Return each line of the listing below, unchanged, and omit the images.

# START OF SOURCE DATA

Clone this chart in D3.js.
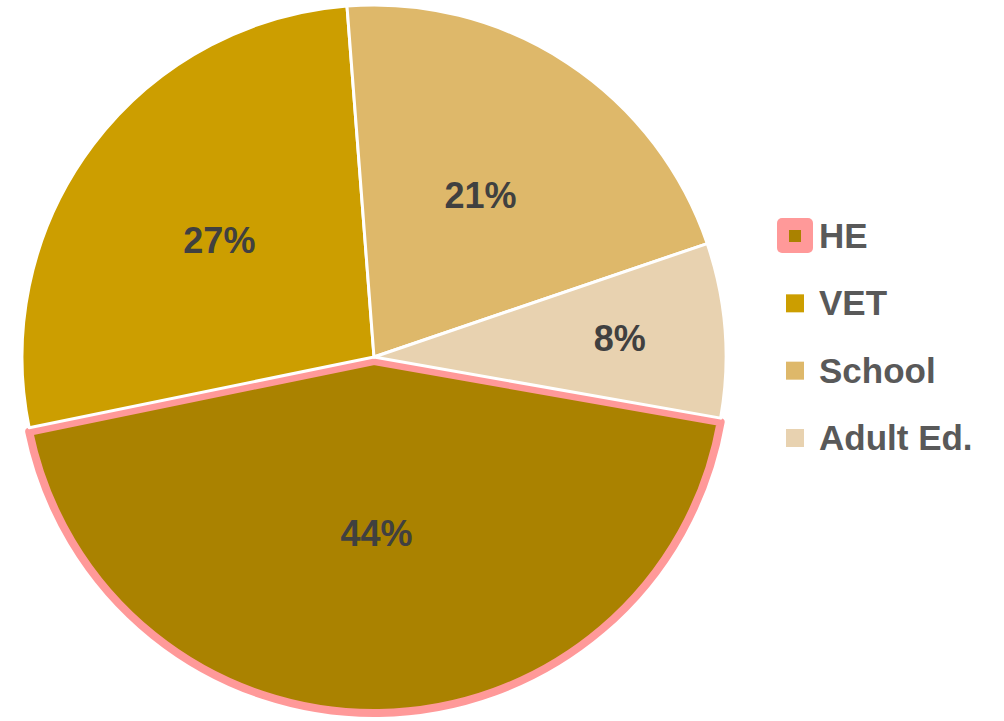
<!DOCTYPE html>
<html><head><meta charset="utf-8">
<script src="https://cdn.jsdelivr.net/npm/d3@7"></script>
<style>html,body{margin:0;padding:0;background:#fff}</style>
</head><body>
<svg id="chart" width="1004" height="721"></svg>
<script>
const categories = ["HE", "VET", "School", "Adult Ed."];
const values = [44, 27, 21, 8];
const colors = ["#AA8200", "#CC9E00", "#DEB86A", "#E8D2B0"];
const highlightColor = "#FF9999";
const firstSliceAngle = 100; // degrees, Excel-style first slice angle

const svg = d3.select("#chart");
const cx = 374, cy = 357, R = 352;
const font = "'Liberation Sans', Arial, sans-serif";

const pie = d3.pie().sort(null).value(d => d)
  .startAngle(firstSliceAngle * Math.PI / 180)
  .endAngle(firstSliceAngle * Math.PI / 180 + 2 * Math.PI);
const arcs = pie(values);
const arc = d3.arc().innerRadius(0).outerRadius(R);
const total = d3.sum(values);

const g = svg.append("g").attr("transform", `translate(${cx},${cy})`);

// highlighted HE slice first (pink outline), then others on top
g.append("path")
  .attr("d", d3.arc().innerRadius(0).outerRadius(R)(arcs[0]))
  .attr("transform", "translate(0,4)")
  .attr("fill", colors[0])
  .attr("stroke", highlightColor)
  .attr("stroke-width", 8)
  .attr("stroke-linejoin", "round");

g.selectAll("path.slice").data(arcs.slice(1)).join("path")
  .attr("class", "slice")
  .attr("d", arc)
  .attr("fill", (d) => colors[d.index])
  .attr("stroke", "#fff")
  .attr("stroke-width", 3)
  .attr("stroke-linejoin", "round");

// labels
g.selectAll("text.lbl").data(arcs).join("text")
  .attr("class", "lbl")
  .attr("transform", d => {
    const frac = (d.endAngle - d.startAngle) / (2 * Math.PI);
    const r = frac < 0.1 ? R * 0.7 : (frac > 0.4 ? R * 0.5 : R * 0.55);
    const c = d3.arc().innerRadius(r).outerRadius(r).centroid(d);
    return `translate(${c[0]},${c[1]})`;
  })
  .attr("text-anchor", "middle")
  .attr("dy", "0.36em")
  .attr("font-family", font)
  .attr("font-weight", "bold")
  .attr("font-size", 36)
  .attr("fill", "#404040")
  .text(d => Math.round(d.data / total * 100) + "%");

// legend
const legY = d3.scalePoint().domain(categories).range([236, 438]);
const leg = svg.append("g");
const items = leg.selectAll("g").data(categories).join("g")
  .attr("transform", d => `translate(0,${legY(d)})`);

items.filter((d, i) => i === 0).append("rect")
  .attr("x", 777).attr("y", -18).attr("width", 36).attr("height", 35)
  .attr("rx", 5).attr("fill", highlightColor);

items.append("rect")
  .attr("x", (d, i) => i === 0 ? 789 : 786)
  .attr("y", (d, i) => i === 0 ? -6 : -9)
  .attr("width", (d, i) => i === 0 ? 12 : 18)
  .attr("height", (d, i) => i === 0 ? 12 : 18)
  .attr("fill", (d, i) => colors[i]);

items.append("text")
  .attr("x", 819)
  .attr("y", 12)
  .attr("font-family", font)
  .attr("font-weight", "bold")
  .attr("font-size", 35)
  .attr("fill", "#595959")
  .text(d => d);
</script>
</body></html>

# END OF SOURCE DATA

• [TASK RESULT]
Clone this chart in D3.js.
<!DOCTYPE html>
<html><head><meta charset="utf-8">
<script src="https://cdn.jsdelivr.net/npm/d3@7"></script>
<style>html,body{margin:0;padding:0;background:#fff}</style>
</head><body>
<svg id="chart" width="1004" height="721"></svg>
<script>
const categories = ["HE", "VET", "School", "Adult Ed."];
const values = [44, 27, 21, 8];
const colors = ["#AA8200", "#CC9E00", "#DEB86A", "#E8D2B0"];
const highlightColor = "#FF9999";
const firstSliceAngle = 100; // degrees, Excel-style first slice angle

const svg = d3.select("#chart");
const cx = 374, cy = 357, R = 352;
const font = "'Liberation Sans', Arial, sans-serif";

const pie = d3.pie().sort(null).value(d => d)
  .startAngle(firstSliceAngle * Math.PI / 180)
  .endAngle(firstSliceAngle * Math.PI / 180 + 2 * Math.PI);
const arcs = pie(values);
const arc = d3.arc().innerRadius(0).outerRadius(R);
const total = d3.sum(values);

const g = svg.append("g").attr("transform", `translate(${cx},${cy})`);

// highlighted HE slice first (pink outline), then others on top
g.append("path")
  .attr("d", d3.arc().innerRadius(0).outerRadius(R)(arcs[0]))
  .attr("transform", "translate(0,4)")
  .attr("fill", colors[0])
  .attr("stroke", highlightColor)
  .attr("stroke-width", 8)
  .attr("stroke-linejoin", "round");

g.selectAll("path.slice").data(arcs.slice(1)).join("path")
  .attr("class", "slice")
  .attr("d", arc)
  .attr("fill", (d) => colors[d.index])
  .attr("stroke", "#fff")
  .attr("stroke-width", 3)
  .attr("stroke-linejoin", "round");

// labels
g.selectAll("text.lbl").data(arcs).join("text")
  .attr("class", "lbl")
  .attr("transform", d => {
    const frac = (d.endAngle - d.startAngle) / (2 * Math.PI);
    const r = frac < 0.1 ? R * 0.7 : (frac > 0.4 ? R * 0.5 : R * 0.55);
    const c = d3.arc().innerRadius(r).outerRadius(r).centroid(d);
    return `translate(${c[0]},${c[1]})`;
  })
  .attr("text-anchor", "middle")
  .attr("dy", "0.36em")
  .attr("font-family", font)
  .attr("font-weight", "bold")
  .attr("font-size", 36)
  .attr("fill", "#404040")
  .text(d => Math.round(d.data / total * 100) + "%");

// legend
const legY = d3.scalePoint().domain(categories).range([236, 438]);
const leg = svg.append("g");
const items = leg.selectAll("g").data(categories).join("g")
  .attr("transform", d => `translate(0,${legY(d)})`);

items.filter((d, i) => i === 0).append("rect")
  .attr("x", 777).attr("y", -18).attr("width", 36).attr("height", 35)
  .attr("rx", 5).attr("fill", highlightColor);

items.append("rect")
  .attr("x", (d, i) => i === 0 ? 789 : 786)
  .attr("y", (d, i) => i === 0 ? -6 : -9)
  .attr("width", (d, i) => i === 0 ? 12 : 18)
  .attr("height", (d, i) => i === 0 ? 12 : 18)
  .attr("fill", (d, i) => colors[i]);

items.append("text")
  .attr("x", 819)
  .attr("y", 12)
  .attr("font-family", font)
  .attr("font-weight", "bold")
  .attr("font-size", 35)
  .attr("fill", "#595959")
  .text(d => d);
</script>
</body></html>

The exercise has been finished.